The idea of benchmarks is to let you compare the performance of different hardware. Simple transfer-rate and seek-speed numbers, if they're made by non-broken software, actually usually are pretty good for that.

They still don't mean much, though. The drive with a 40% higher sustained transfer rate probably won't be noticeably faster in normal use. People dazzled by impressive but irrelevant benchmarks can also very easily conclude that some change has made a big difference to system performance, when it hasn't actually improved anything at all.

(See also: Audiophiles.)

There's a huge difference between SSDs and hard drives, but you don't need a benchmark program to tell you that. And because consumer SSDs are still a pretty young technology, benchmarks can give weird results if they run into some odd optimisation trick. Or give exactly the same results, even after a tweak that's made an SSD work a lot better. I am far from convinced that even a top-of-the-line consumer benchmark like PCMark Vantage is really reliable, for this.
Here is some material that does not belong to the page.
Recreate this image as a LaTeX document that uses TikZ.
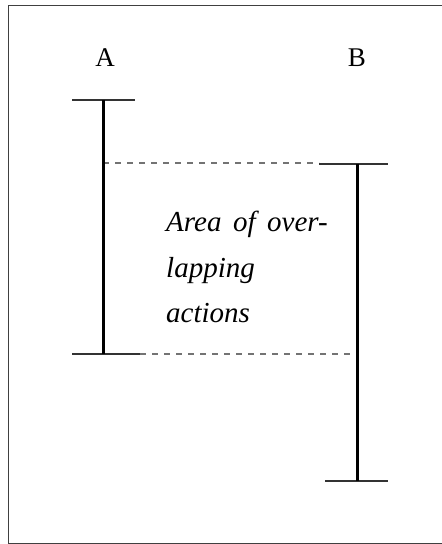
\documentclass[tikz,border=0pt]{standalone}
\usepackage{fontspec}
\setmainfont{Liberation Serif}[ItalicFont={Liberation Serif Italic}]
\begin{document}
\begin{tikzpicture}[x=1pt,y=-1pt,
  frame/.style={draw=black!75,line width=1pt},
  bar/.style={line width=3pt,line cap=butt},
  tick/.style={draw=black!80,line width=1.4pt},
  guide/.style={draw=black!55,line width=1.2pt,dash pattern=on 6pt off 6pt},
  lbl/.style={font=\fontsize{27}{30}\selectfont,inner sep=0pt},
  note/.style={font=\fontsize{29}{33}\selectfont\itshape,inner sep=0pt,anchor=base west}]
\useasboundingbox (0,0) rectangle (442,544);
\clip (0,0) rectangle (442,544);
\draw[frame] (8,5) rectangle (460,543);

% column labels
\node[lbl] (labA) at (105,58) {A};
\node[lbl] (labB) at (357,58) {B};

% action A
\coordinate (aTop) at (103,100);
\coordinate (aBot) at (103,354);
\coordinate (aTL) at (72,100);  \coordinate (aTR) at (135,100);
\coordinate (aBL) at (72,354);  \coordinate (aBR) at (140,354);
% action B
\coordinate (bTop) at (357,164);
\coordinate (bBot) at (357,481);
\coordinate (bTL) at (319,164); \coordinate (bTR) at (388,164);
\coordinate (bBL) at (325,481); \coordinate (bBR) at (388,481);

% overlap guides
\draw[guide] (103,163) -- (bTL |- 0,163);
\draw[guide] (aBR) -- (bBot |- aBR);

\draw[tick] (aTL) -- (aTR);
\draw[tick] (aBL) -- (aBR);
\draw[tick] (bTL) -- (bTR);
\draw[tick] (bBL) -- (bBR);
\draw[bar] (aTop) -- (aBot);
\draw[bar] (bTop) -- (bBot);

% overlap caption
\node[note] (n1) at (166,231) {Area\hspace{0.4em}of\hspace{0.4em}over-};
\node[note] (n2) at (166,277) {lapping};
\node[note] (n3) at (166,322) {actions};
\end{tikzpicture}
\end{document}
All a lot of people really seem to want from benchmarks is just the fun of doing something very technical, and then seeing some larger numbers than they'd previously seen.

If you're just using a drive, not reviewing it, though, then... just use it.

There are only three speeds it can actually have, after all: Blinding fast, tolerably fast, or too slow.

I suppose a benchmark that just told you that wouldn't sell very well.